Blog

Apr
01
ACK vs. GREP
by Alex Chee | Article

I’ve been using grep for searching through files until ACK came along. I was wondering if it was better to filter large (5GB) logs with ACK or GREP. Is ACK really better than GREP?

Setup

I used my Macbook Pro for these benchmarks.

  • Processor: 2.33GHz Intel Core 2 Duo
  • Memory: 3GB
  • HD: 160GB 5400 RPM

There are three tests, I ran: searching a particular file, searching throught a piped input, and searching through a rails project with many subdirectories to find a particular word.

I generated a log with 100000 lines of random text using irb:


pids=['12345','54321','55555','65432','88888']
chars='abcdefghjkmnpqrstuvwxyzABCDEFGHJKLMNPQRSTUVWXYZ123456789 '
File.open('blog_log.txt', 'w') do |f|
100000.times {f.write("#{Time.now.to_s} rails[#{pids[rand(pids.size)]}] "); 500.times{f.write("#{chars[rand(chars.size)].chr}")}; f.write("\n") }
end

Then, I ran sed, awk, grep, and ack on the log file searching for ‘rails[12345]‘. I also did tail the log and piped it to those tools, because sometimes I might want the tail end of a log.

I also had a project with about 29900 files. I ran grep and ack on it to find any references to ‘app_helper’ in my files.

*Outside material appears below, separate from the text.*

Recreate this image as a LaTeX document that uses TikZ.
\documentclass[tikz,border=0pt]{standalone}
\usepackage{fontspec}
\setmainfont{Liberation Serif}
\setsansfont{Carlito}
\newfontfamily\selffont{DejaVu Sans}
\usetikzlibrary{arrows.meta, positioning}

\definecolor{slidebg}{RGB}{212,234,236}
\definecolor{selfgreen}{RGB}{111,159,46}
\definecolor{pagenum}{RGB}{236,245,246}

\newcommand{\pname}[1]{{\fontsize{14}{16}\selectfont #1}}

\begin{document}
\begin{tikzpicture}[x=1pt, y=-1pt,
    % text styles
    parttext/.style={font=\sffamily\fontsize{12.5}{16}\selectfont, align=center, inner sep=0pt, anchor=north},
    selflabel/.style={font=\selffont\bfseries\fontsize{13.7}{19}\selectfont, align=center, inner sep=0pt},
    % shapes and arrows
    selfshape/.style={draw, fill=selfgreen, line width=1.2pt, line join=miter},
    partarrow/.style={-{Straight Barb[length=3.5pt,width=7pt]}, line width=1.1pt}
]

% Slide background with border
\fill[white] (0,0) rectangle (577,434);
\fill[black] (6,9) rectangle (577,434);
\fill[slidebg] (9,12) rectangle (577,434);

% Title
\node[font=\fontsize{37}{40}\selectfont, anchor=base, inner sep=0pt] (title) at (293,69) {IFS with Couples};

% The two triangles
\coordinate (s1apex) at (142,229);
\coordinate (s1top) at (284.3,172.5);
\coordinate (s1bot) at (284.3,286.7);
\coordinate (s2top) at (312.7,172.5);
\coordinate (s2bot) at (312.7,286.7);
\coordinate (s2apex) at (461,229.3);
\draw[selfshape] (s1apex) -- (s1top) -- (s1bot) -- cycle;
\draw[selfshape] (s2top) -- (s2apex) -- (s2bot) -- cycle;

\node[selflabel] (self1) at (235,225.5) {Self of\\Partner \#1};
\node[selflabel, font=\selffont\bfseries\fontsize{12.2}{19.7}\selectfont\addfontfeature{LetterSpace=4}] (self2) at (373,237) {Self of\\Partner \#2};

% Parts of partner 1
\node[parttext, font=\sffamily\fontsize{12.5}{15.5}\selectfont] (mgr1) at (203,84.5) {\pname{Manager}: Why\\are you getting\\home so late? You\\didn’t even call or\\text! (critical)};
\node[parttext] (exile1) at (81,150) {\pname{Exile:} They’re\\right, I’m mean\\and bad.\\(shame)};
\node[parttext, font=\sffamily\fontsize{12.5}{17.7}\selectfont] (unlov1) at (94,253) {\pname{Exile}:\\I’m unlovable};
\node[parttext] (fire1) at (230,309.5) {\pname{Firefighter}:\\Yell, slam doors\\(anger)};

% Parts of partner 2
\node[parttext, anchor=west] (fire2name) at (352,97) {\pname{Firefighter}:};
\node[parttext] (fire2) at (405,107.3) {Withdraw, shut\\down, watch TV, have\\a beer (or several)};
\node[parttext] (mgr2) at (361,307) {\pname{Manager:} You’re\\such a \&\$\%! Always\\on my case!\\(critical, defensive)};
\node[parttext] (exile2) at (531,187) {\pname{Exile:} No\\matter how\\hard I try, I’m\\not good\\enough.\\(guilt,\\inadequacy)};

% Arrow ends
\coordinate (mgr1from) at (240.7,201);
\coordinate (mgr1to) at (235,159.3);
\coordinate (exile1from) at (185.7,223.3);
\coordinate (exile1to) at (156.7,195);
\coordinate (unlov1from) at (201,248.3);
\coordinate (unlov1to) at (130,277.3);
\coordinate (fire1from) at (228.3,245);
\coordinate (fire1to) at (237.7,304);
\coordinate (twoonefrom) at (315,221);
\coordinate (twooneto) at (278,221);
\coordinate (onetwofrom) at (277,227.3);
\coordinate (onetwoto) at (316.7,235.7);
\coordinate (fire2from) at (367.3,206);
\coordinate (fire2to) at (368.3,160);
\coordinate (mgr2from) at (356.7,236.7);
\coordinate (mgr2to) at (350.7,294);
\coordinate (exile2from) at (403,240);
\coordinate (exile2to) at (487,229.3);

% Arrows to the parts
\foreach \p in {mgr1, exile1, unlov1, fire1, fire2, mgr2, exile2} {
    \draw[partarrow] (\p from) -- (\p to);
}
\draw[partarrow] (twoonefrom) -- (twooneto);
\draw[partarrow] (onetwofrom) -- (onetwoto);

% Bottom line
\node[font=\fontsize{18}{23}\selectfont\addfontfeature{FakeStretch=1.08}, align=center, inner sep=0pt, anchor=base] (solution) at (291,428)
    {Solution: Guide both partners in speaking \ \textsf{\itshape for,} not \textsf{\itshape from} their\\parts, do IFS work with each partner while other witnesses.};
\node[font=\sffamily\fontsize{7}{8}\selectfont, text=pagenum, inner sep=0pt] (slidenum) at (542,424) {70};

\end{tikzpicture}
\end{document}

I ran each command 3 times with time command and averaged the real times, while outputting to /dev/null to not have any output.

Results

Test 1
Commands:


time grep 'rails\[12345\]' blog_log.txt > /dev/null
time awk '/rails\[12345\]/' blog_log.txt > /dev/null
time ack 'rails\[12345\]' blog_log.txt > /dev/null
time sed -n "/rails\[12345\]/ p" blog_log.txt > /dev/null

ACK GREP SED AWK
2.5820s 0.0960s 0.0920s 1.8317s

SED was the fastest, followed by GREP, AWK, and finally ACK. ACK was 27 times slower than GREP.

Test 2
Commands:


time tail -n 50000 blog_log.txt | grep 'rails\[12345\]' > /dev/null
time tail -n 50000 blog_log.txt | awk '/rails\[12345\]/' > /dev/null
time tail -n 50000 blog_log.txt | ack 'rails\[12345\]' > /dev/null
time tail -n 50000 blog_log.txt | sed -n "/rails\[12345\]/ p" > /dev/null

ACK GREP SED AWK
1.2047s 0.1873s 0.2463s 0.8587s

This time GREP was the fastest, then SED, AWK, and ACK. This doesn’t look good for ACK, until…

Test 3
Commands:


time grep -r app_helper . > /dev/null
time ack app_helper > /dev/null

ACK GREP
1.0773s 4.5027s

The winner here was ACK, it was 4 times faster than GREP.

The Winner

Neither, it’s a tie! Use grep and sed for processing single files and streams. Use ACK for searching through files for a specific pattern.

2 Comments
April 2, 2009

I’m surprised that ack was that much slower in your first case. Still, your point of “use grep when speed of execution is the most important factor” is a good one.

April 2, 2009

I was surprised about it too, but I guess it’s because the linux tools are compiled with C and meant to work with the OS’s streams, while ack is a general perl script is at the mercy of the perl interpter. Ack’s performance will probably vary on different systems.